Si potrà obiettare che tutto questo ha poco a che fare con la città e il suo quotidiano. Non credo sia così. Al contrario, l’atteggiamento di un Paese nei confronti della questione ambientale, se problematico come in questo caso, non può che riflettersi anche nella consuetudine delle persone. Ma forse problematico non è l’aggettivo più adatto, perché quel che a me pare di vedere è proprio un’assenza di problematizzazione. Il caso della plastica è particolarmente significativo. Basta entrare in un qualsiasi supermercato o konbini (calco giapponese su convenience store) per essere aggrediti, anche visivamente, da un predominio assoluto delle confezioni in plastica. Le verdure sono quasi sempre imballate singolarmente, talvolta tagliate in metà o quarti accuratamente avvolti in immancabile film trasparente; alle mele è concesso anche il privilegio di una rete speciale che attutisca i colpi.
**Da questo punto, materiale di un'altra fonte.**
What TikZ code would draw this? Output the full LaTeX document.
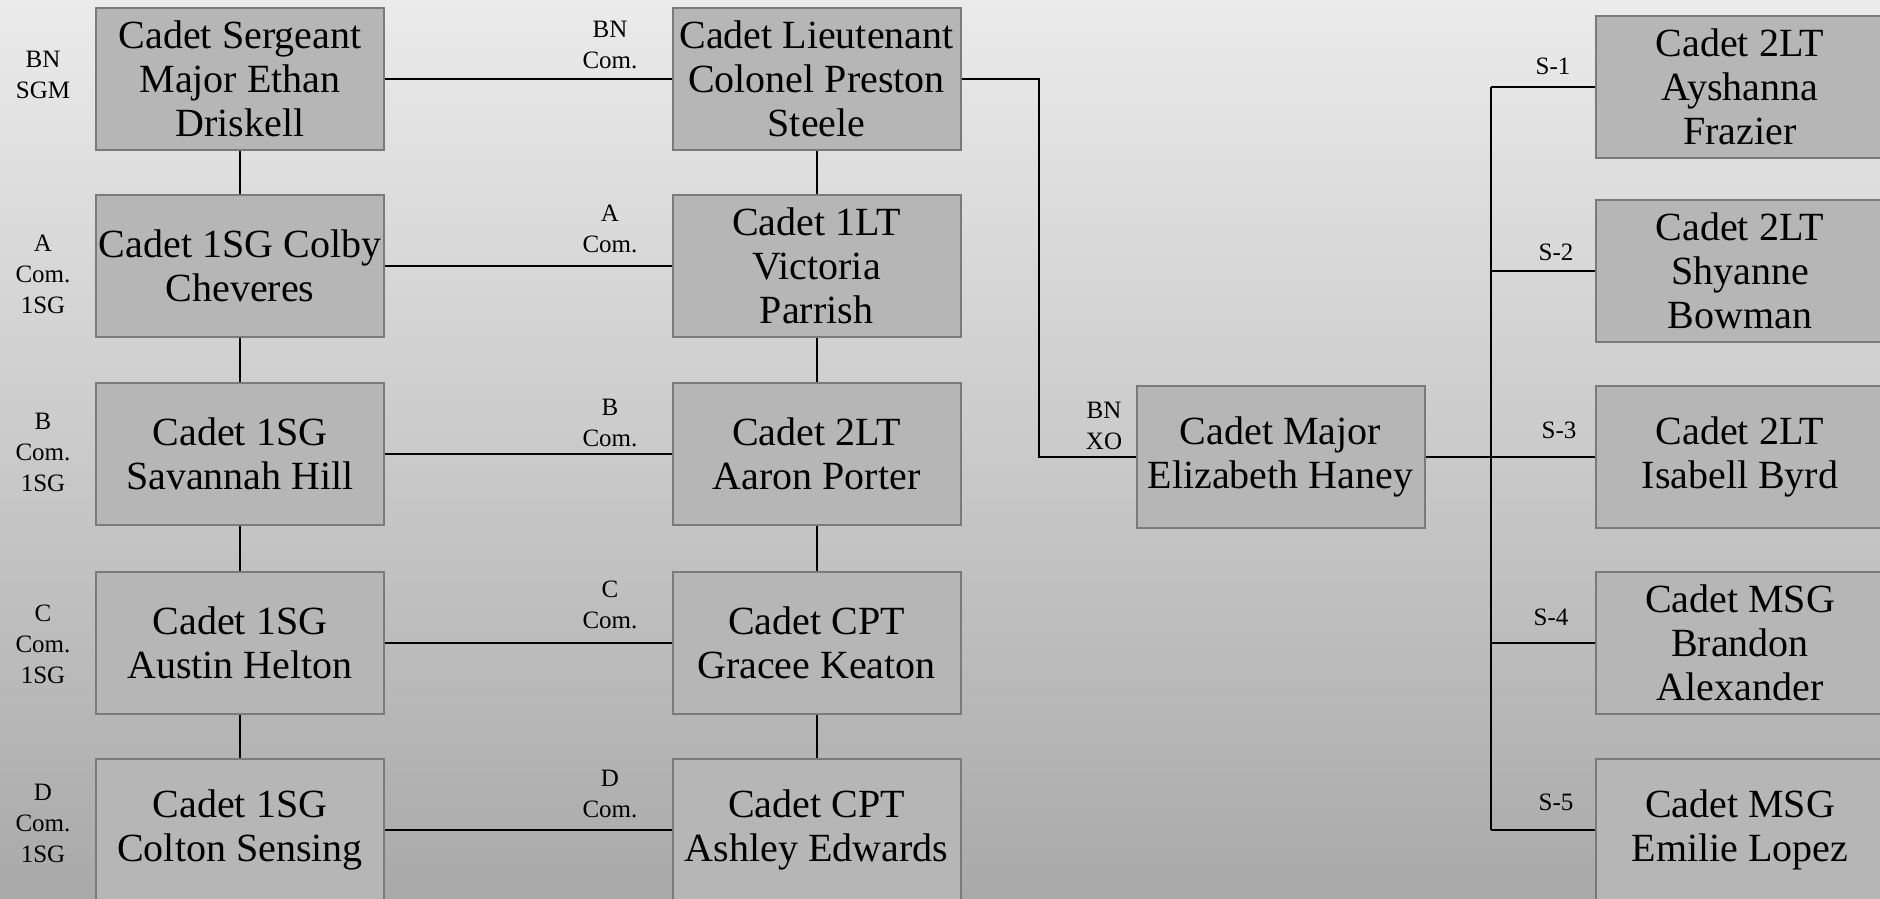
\documentclass[tikz,border=0pt]{standalone}
\usepackage{fontspec}
\setmainfont{Liberation Serif}
\definecolor{boxfill}{HTML}{B6B6B6}
\definecolor{boxline}{HTML}{7A7A7A}
\definecolor{bgtop}{HTML}{EBEBEB}
\definecolor{bgbot}{HTML}{A9A9A9}
\tikzset{
  card/.style={draw=boxline, line width=2pt, fill=boxfill, inner sep=0pt,
    minimum width=288pt, minimum height=142pt, align=center,
    font=\fontsize{40}{44}\selectfont},
  tag/.style={inner sep=0pt, align=center, font=\fontsize{25}{31}\selectfont},
  conn/.style={draw=black, line width=2pt}
}
\begin{document}
\begin{tikzpicture}[x=1pt,y=-1pt]
\useasboundingbox (0,0) rectangle (1880,899);
\clip (0,0) rectangle (1880,899);
\shade[top color=bgtop, bottom color=bgbot] (0,0) rectangle (1880,899);

% left column
\node[card] (sgm) at (240,79) {Cadet Sergeant\\Major Ethan\\Driskell};
\node[card] (a1) at (240,266) {Cadet 1SG Colby\\Cheveres};
\node[card] (b1) at (240,454) {Cadet 1SG\\Savannah Hill};
\node[card] (c1) at (240,643) {Cadet 1SG\\Austin Helton};
\node[card] (d1) at (240,830) {Cadet 1SG\\Colton Sensing};

% middle column
\node[card] (ltc) at (816.5,79) {Cadet Lieutenant\\Colonel Preston\\Steele};
\node[card] (a2) at (816.5,266) {Cadet 1LT\\Victoria\\Parrish};
\node[card] (b2) at (816.5,454) {Cadet 2LT\\Aaron Porter};
\node[card] (c2) at (816.5,643) {Cadet CPT\\Gracee Keaton};
\node[card] (d2) at (816.5,830) {Cadet CPT\\Ashley Edwards};

% XO
\node[card] (xo) at (1280.5,457) {Cadet Major\\Elizabeth Haney};

% staff
\node[card] (s1) at (1740,87) {Cadet 2LT\\Ayshanna\\Frazier};
\node[card] (s2) at (1740,271) {Cadet 2LT\\Shyanne\\Bowman};
\node[card] (s3) at (1740,457) {Cadet 2LT\\Isabell Byrd};
\node[card] (s4) at (1740,643) {Cadet MSG\\Brandon\\Alexander};
\node[card] (s5) at (1740,830) {Cadet MSG\\Emilie Lopez};

% left tags
\node[tag] (t0) at (43,75) {BN\\SGM};
\node[tag] (t1) at (43,274) {A\\Com.\\1SG};
\node[tag] (t2) at (43,452) {B\\Com.\\1SG};
\node[tag] (t3) at (43,644) {C\\Com.\\1SG};
\node[tag] (t4) at (43,823) {D\\Com.\\1SG};

% middle tags
\node[tag] (m0) at (610,45) {BN\\Com.};
\node[tag] (m1) at (610,229) {A\\Com.};
\node[tag] (m2) at (610,423) {B\\Com.};
\node[tag] (m3) at (610,605) {C\\Com.};
\node[tag] (m4) at (610,794) {D\\Com.};

\node[tag] (xt) at (1104,426) {BN\\XO};

% staff tags
\node[tag] (st1) at (1553,66) {S-1};
\node[tag] (st2) at (1556,252) {S-2};
\node[tag] (st3) at (1559,430) {S-3};
\node[tag] (st4) at (1551,617) {S-4};
\node[tag] (st5) at (1556,802) {S-5};

% connectors rows
\draw[conn] (sgm.east) -- (ltc.west);
\draw[conn] (a1.east) -- (a2.west);
\draw[conn] (b1.east) -- (b2.west);
\draw[conn] (c1.east) -- (c2.west);
\draw[conn] (d1.east) -- (d2.west);

% vertical connectors
\draw[conn] (sgm.south) -- (a1.north);
\draw[conn] (a1.south) -- (b1.north);
\draw[conn] (b1.south) -- (c1.north);
\draw[conn] (c1.south) -- (d1.north);
\draw[conn] (ltc.south) -- (a2.north);
\draw[conn] (a2.south) -- (b2.north);
\draw[conn] (b2.south) -- (c2.north);
\draw[conn] (c2.south) -- (d2.north);

% LTC to XO
\coordinate (j1) at (1039,79);
\coordinate (j2) at (1039,457);
\draw[conn] (ltc.east) -- (j1) -- (j2) -- (xo.west);

% staff bus
\coordinate (bt) at (1491,87);
\coordinate (bb) at (1491,830);
\draw[conn] (bt) -- (bb);
\draw[conn] (bt) -- (s1.west);
\draw[conn] (s2.west -| bt) -- (s2.west);
\draw[conn] (xo.east) -- (s3.west);
\draw[conn] (s4.west -| bt) -- (s4.west);
\draw[conn] (bb) -- (s5.west);
\end{tikzpicture}
\end{document}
I bento (pasti monoporzione che spopolano tra impiegati e studenti all’ora di pranzo) sono quasi sempre esposti in piatti di plastica dura, con ulteriori plastiche colorate a contenere le piccole porzioni di sottaceti, vegetali, riso e pesce o carne che costituiscono il tipico pasto giapponese, cui si aggiungono coperchio trasparente e eventuali salsine in piccole buste squadrate. Vicino ai distributori di caffè è comunissimo trovare della panna per macchiare la bevanda, rigorosamente monoporzionata in plastica. La totalità dei pesci esposti fa da carne in un hamburger di polistirolo e cellophane. Poi c’è il paradosso della dimensione delle confezioni: tutto è in miniatura, dagli yogurt ai filoni di pane agli snack, col risultato che gli imballaggi singoli finiscono per moltiplicarsi. Per arrivare a casi quasi esilaranti di matrioske di imballaggi, il più paradossale dei quali si ha trovando persino le buste per riciclare l’organico in confezioni di plastica.

In effetti, tanto la plastica è diffusa quanto è minuziosa e restrittiva la raccolta differenziata, col suo ruolo di discreta importanza anche nell’equilibrio della socialità: ogni famiglia è chiamata ad occuparsene a turno per il vicinato, dimostrando la propria affidabilità in un meccanismo di lontana matrice confuciana. Per questo mi sembra che il problema sia la mancata problematizzazione. In un luogo in cui il senso civico è così alto ed efficiente, basterebbe portare all’attenzione dell’opinione pubblica la necessità di non produrre, prima ancora che di riciclare, rifiuti plastici, per ottenere un alleggerimento dell’impatto ambientale che non si stenta a immaginare invidiabile. E invece si è finito per far introiettare ai cittadini (certamente non solo di Kyōto) diverse consuetudini antiecologiche di seria portata: dall’accettazione alla cassa di sacchetti anche per il minimo acquisto, alla quasi totale assenza di opzioni vegetariane o vegane nella maggioranza dei ristoranti, passando per le ubique vending machines distributrici di bottigliette o per l’uso del simpatico ma energeticamente dispendioso woshuretto, immancabile in ogni bagno (un water elettronico con una serie di funzioni accessorie, come il bidet incorporato, la musica per coprire i rumori sgradevoli, il riscaldamento costante della tavoletta e molto altro, a seconda dei modelli: il tutto inevitabilmente collegato 24/7 a una presa di corrente).

Ed ecco qui che il racconto sembra essersi trasformato nella solita critica dell’Occidentale, arrivata a imporre i propri parametri su un mondo che conosce da troppo poco tempo. Ma il punto è che il tempo non c’è, né in Giappone né altrove – e in Occidente le cose non vanno certo meglio. Il punto è che la crisi climatica che nel 1997, ai tempi del Protocollo, sembrava un rischio futuribile, è oggi una realtà, a prescindere dalla longitudine. Sarebbe piaciuto anche a me abbandonarmi alla contemplazione dei templi, scrivere solamente del bello che ho visto ed astrarmi da questo presente in caduta verticale. Ma un po’ sono stata spaventata dalle vette altissime che il bello può raggiungere in questa città, forse proprio perché attorniato dal suo opposto. Un po’ credo sia arrivato – già da qualche tempo – il momento di affrontare con consapevolezza ecologica ogni aspetto del proprio vissuto, esplorazioni e viaggi inclusi. Del resto proprio il Giappone ha molto da insegnare: ichi go ichi e, «una volta soltanto» è concesso l’incontro con questa vita, col bello, con la natura. E sarebbe giusto che questa volta fosse la più armonica ed equilibrata possibile.